Real-time monitoring at multiple points also provides immediate feedback. Sensors can track temperature, viscosity and reaction progress, so automated adjustments can be applied before the product quality drifts outside specifications.
Key Technologies in a Modernized Workflow
Two technology categories drive the transformation from batch to continuous processing. Advanced mixing equipment handles the mechanical challenges of high-viscosity materials, while integrated automation systems provide the intelligence layer that maintains tight controls.
Upgrading to Advanced Continuous Mixing Architecture
Continuous mixing for high-viscosity materials requires specialized equipment for challenging rheology while maintaining narrow residence time distributions. Modern continuous processors use twin-screw configurations designed for viscous fluids, ensuring complete homogenization without the dead zones common in stirred batch vessels.
These systems excel at handling shear-sensitive formulations. By controlling shear rates precisely throughout the mixing zone, continuous processors prevent the degradation of polymeric components while achieving molecular-level blending.
Integrating Automation for Process Intelligence
Continuous processing enables full automation, with programmable logic controllers managing feed rates and temperatures according to validated process parameters.
By using equipment data to predict when machines need repairs, smart manufacturing prevents costly failures and minimizes downtime. Vibration patterns, temperature fluctuations and power consumption get tracked by sensors, while algorithms identify deviations from normal operating parameters before components fail. Predictive maintenance systems can schedule interventions during planned downtime rather than responding to sudden breakdowns.
Financial and Operational Impact of Adhesive Manufacturing Process Optimization
The economic case for continuous processing rests on two things. Direct cost reductions deliver immediate savings through lower energy consumption and reduced waste, while operational improvements increase capacity and improve resource efficiency.

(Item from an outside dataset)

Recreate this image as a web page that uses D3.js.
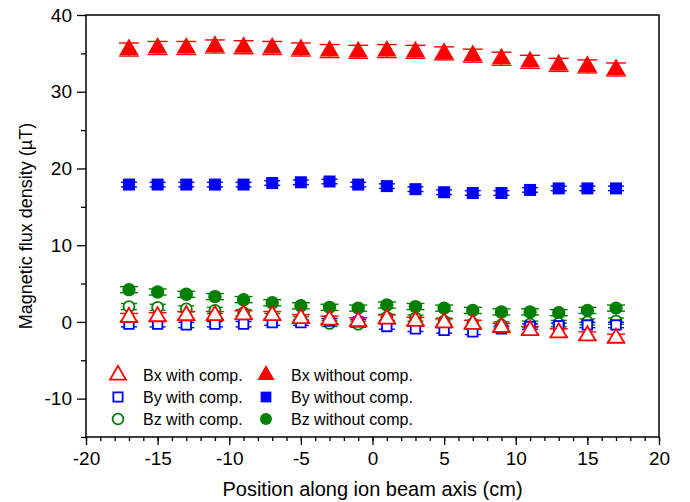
<!DOCTYPE html>
<html><head><meta charset="utf-8">
<script src="https://cdn.jsdelivr.net/npm/d3@7"></script>
<style>body{margin:0;background:#fff}svg{display:block;font-family:"Liberation Sans",Arial,sans-serif}</style>
</head><body>
<svg id="c" width="690" height="502"></svg>
<script>
const positions = [-17,-15,-13,-11,-9,-7,-5,-3,-1,1,3,5,7,9,11,13,15,17];
const bxWithout = [35.5,35.7,35.7,35.9,35.8,35.7,35.5,35.3,35.2,35.3,35.2,35.0,34.7,34.3,33.9,33.5,33.3,32.9];
const byWithout = [17.9,17.9,17.9,17.9,17.9,18.1,18.2,18.3,17.9,17.7,17.3,16.9,16.8,16.8,17.2,17.4,17.4,17.4];
const bzWithout = [4.2,3.9,3.6,3.3,2.9,2.5,2.1,1.9,1.8,2.2,2.0,1.8,1.5,1.3,1.3,1.2,1.5,1.8];
const bxWith = [0.6,0.7,0.85,0.85,0.95,0.85,0.45,0.25,0.05,0.4,0.1,-0.1,-0.3,-0.7,-1.1,-1.4,-1.8,-2.1];
const byWith = [-0.3,-0.3,-0.4,-0.3,-0.3,-0.1,-0.1,0.1,0.0,-0.6,-0.9,-1.1,-1.3,-0.9,-0.6,-0.5,-0.4,-0.4];
const bzWith = [2.0,1.9,1.7,1.5,1.2,0.7,0.3,-0.2,-0.3,0.6,0.5,0.1,-0.2,-0.4,-0.3,-0.2,0.0,0.1];
const errBxWithout = [0.85,0.85,0.85,0.85,0.85,0.85,0.85,0.85,0.85,0.85,0.85,0.85,0.85,0.85,0.85,0.85,0.85,0.85];
const errByWithout = [0.3,0.3,0.3,0.3,0.3,0.3,0.3,0.3,0.3,0.3,0.3,0.3,0.3,0.3,0.3,0.3,0.3,0.3];
const errBzWithout = [0.4,0.4,0.4,0.4,0.4,0.4,0.4,0.4,0.4,0.4,0.4,0.4,0.4,0.4,0.4,0.4,0.4,0.4];
const errBxWith = [0.5,0.5,0.5,0.5,0.5,0.5,0.5,0.5,0.5,0.5,0.5,0.5,0.5,0.5,0.5,0.5,0.5,0.5];
const errByWith = [0.35,0.35,0.35,0.35,0.35,0.35,0.35,0.35,0.35,0.35,0.35,0.35,0.35,0.35,0.35,0.35,0.35,0.35];
const errBzWith = [0.4,0.4,0.4,0.4,0.4,0.4,0.4,0.4,0.4,0.4,0.4,0.4,0.4,0.4,0.4,0.4,0.4,0.4];
const xTicks = [-20,-15,-10,-5,0,5,10,15,20];
const yTicks = [-10,0,10,20,30,40];
const seriesNames = ["Bx with comp.","By with comp.","Bz with comp.","Bx without comp.","By without comp.","Bz without comp."];

const svg = d3.select("#c");
const L = 86, R = 659, T = 15, B = 437;
const x = d3.scaleLinear().domain([-20,20]).range([L,R]);
const y = d3.scaleLinear().domain([-15,40]).range([B,T]);
const fmt = d => String(d);
const FONT = "Liberation Sans, Arial, sans-serif";

const series = [
  {name:seriesNames[5], v:bzWithout, e:errBzWithout, color:"#008000", shape:d3.symbolCircle, size:140, fill:true, cap:9},
  {name:seriesNames[4], v:byWithout, e:errByWithout, color:"#0000ff", shape:d3.symbolSquare, size:144, fill:true, cap:8},
  {name:seriesNames[3], v:bxWithout, e:errBxWithout, color:"#ff0000", shape:d3.symbolTriangle, size:160, fill:true, cap:10},
  {name:seriesNames[2], v:bzWith, e:errBzWith, color:"#008000", shape:d3.symbolCircle, size:95, fill:false, cap:8},
  {name:seriesNames[1], v:byWith, e:errByWith, color:"#0000ff", shape:d3.symbolSquare, size:90, fill:false, cap:8},
  {name:seriesNames[0], v:bxWith, e:errBxWith, color:"#ff0000", shape:d3.symbolTriangle, size:115, fill:false, cap:9}
];

series.forEach(s => {
  const g = svg.append("g");
  positions.forEach((p,i) => {
    const cx = x(p), v = s.v[i], e = s.e[i];
    const eg = g.append("g").attr("stroke", s.color).attr("stroke-width",1.4);
    eg.append("line").attr("x1",cx).attr("x2",cx).attr("y1",y(v-e)).attr("y2",y(v+e));
    eg.append("line").attr("x1",cx-s.cap).attr("x2",cx+s.cap).attr("y1",y(v-e)).attr("y2",y(v-e));
    eg.append("line").attr("x1",cx-s.cap).attr("x2",cx+s.cap).attr("y1",y(v+e)).attr("y2",y(v+e));
    g.append("path").attr("d", d3.symbol(s.shape, s.size)())
      .attr("transform", `translate(${cx},${y(v)})`)
      .attr("fill", s.fill ? s.color : "#fff")
      .attr("stroke", s.color).attr("stroke-width", s.fill ? 0 : 1.8);
  });
});

// frame
svg.append("rect").attr("x",L).attr("y",T).attr("width",R-L).attr("height",B-T)
  .attr("fill","none").attr("stroke","#000").attr("stroke-width",1.5);

// x axis
const xMin = svg.append("g").attr("transform",`translate(0,${B})`)
  .call(d3.axisBottom(x).tickValues(d3.range(-20,21,1)).tickSize(4).tickFormat(""));
xMin.select(".domain").remove();
const xMaj = svg.append("g").attr("transform",`translate(0,${B})`)
  .call(d3.axisBottom(x).tickValues(xTicks).tickSize(8).tickPadding(7).tickFormat(fmt));
xMaj.select(".domain").remove();
xMaj.selectAll("text").attr("font-size",19).attr("fill","#000").attr("font-family",FONT);

// y axis
const yMin = svg.append("g").attr("transform",`translate(${L},0)`)
  .call(d3.axisLeft(y).tickValues([-15,-5,5,15,25,35]).tickSize(5).tickFormat(""));
yMin.select(".domain").remove();
const yMaj = svg.append("g").attr("transform",`translate(${L},0)`)
  .call(d3.axisLeft(y).tickValues(yTicks).tickSize(9).tickPadding(5).tickFormat(fmt));
yMaj.select(".domain").remove();
yMaj.selectAll("text").attr("font-size",19).attr("fill","#000").attr("font-family",FONT);
svg.selectAll(".tick line").attr("stroke-width",1.3);

// titles
svg.append("text").attr("x",(L+R)/2).attr("y",496).attr("text-anchor","middle")
  .attr("font-size",20).text("Position along ion beam axis (cm)");
svg.append("text").attr("transform",`translate(32,${(T+B)/2}) rotate(-90)`).attr("text-anchor","middle")
  .attr("font-size",18).text("Magnetic flux density (µT)");

// legend
const legendOrder = [5,4,3,2,1,0];
const legPos = [[118,375],[118,397],[118,419],[266,375],[266,397],[266,419]];
legendOrder.forEach((si,k) => {
  const s = series[si];
  const [lx,ly] = legPos[k];
  svg.append("path").attr("d", d3.symbol(s.shape, s.fill ? s.size*0.8 : s.size*0.95)())
    .attr("transform",`translate(${lx},${ly})`)
    .attr("fill", s.fill ? s.color : "#fff")
    .attr("stroke", s.color).attr("stroke-width", s.fill ? 0 : 1.8);
  svg.append("text").attr("x", lx + 25).attr("y", ly + 6).attr("font-size",16).text(s.name);
});
</script>
</body></html>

Driving Down Long-Term Operational Expenses
Automation handles mixing and quality monitoring while real-time control prevents off-spec production, effectively reducing labor requirements and scrapping costs. Recent data quantifies the returns as 80% energy savings, 42% lower material costs and 10% higher product yield.
The equipment footprint also shrinks as streamlined production lines replace large batch vessels. Because continuous lines occupy far less square footage, companies can avoid the expense of building larger facilities as they scale.
Improving Resource Efficiency and Sustainability
Continuous processing delivers measurable sustainability gains. Operating costs and carbon emissions have been seen to decline as the energy use per unit of output drops. Waste streams also shrink and reduce both disposal expenses and environmental impact. Even the equipment itself occupies less space and requires fewer raw materials to construct. Process fluids recirculate through closed-loop systems, so there's no need for a fresh solvent for each batch.
Making the Transition to Continuous Processing
A successful transition to continuous processing starts by mapping current process parameters and identifying the mixing stages that contribute most to variability. Partner with providers who specialize in continuous mixing for high-viscosity materials to ensure the facility architecture delivers the performance products demand.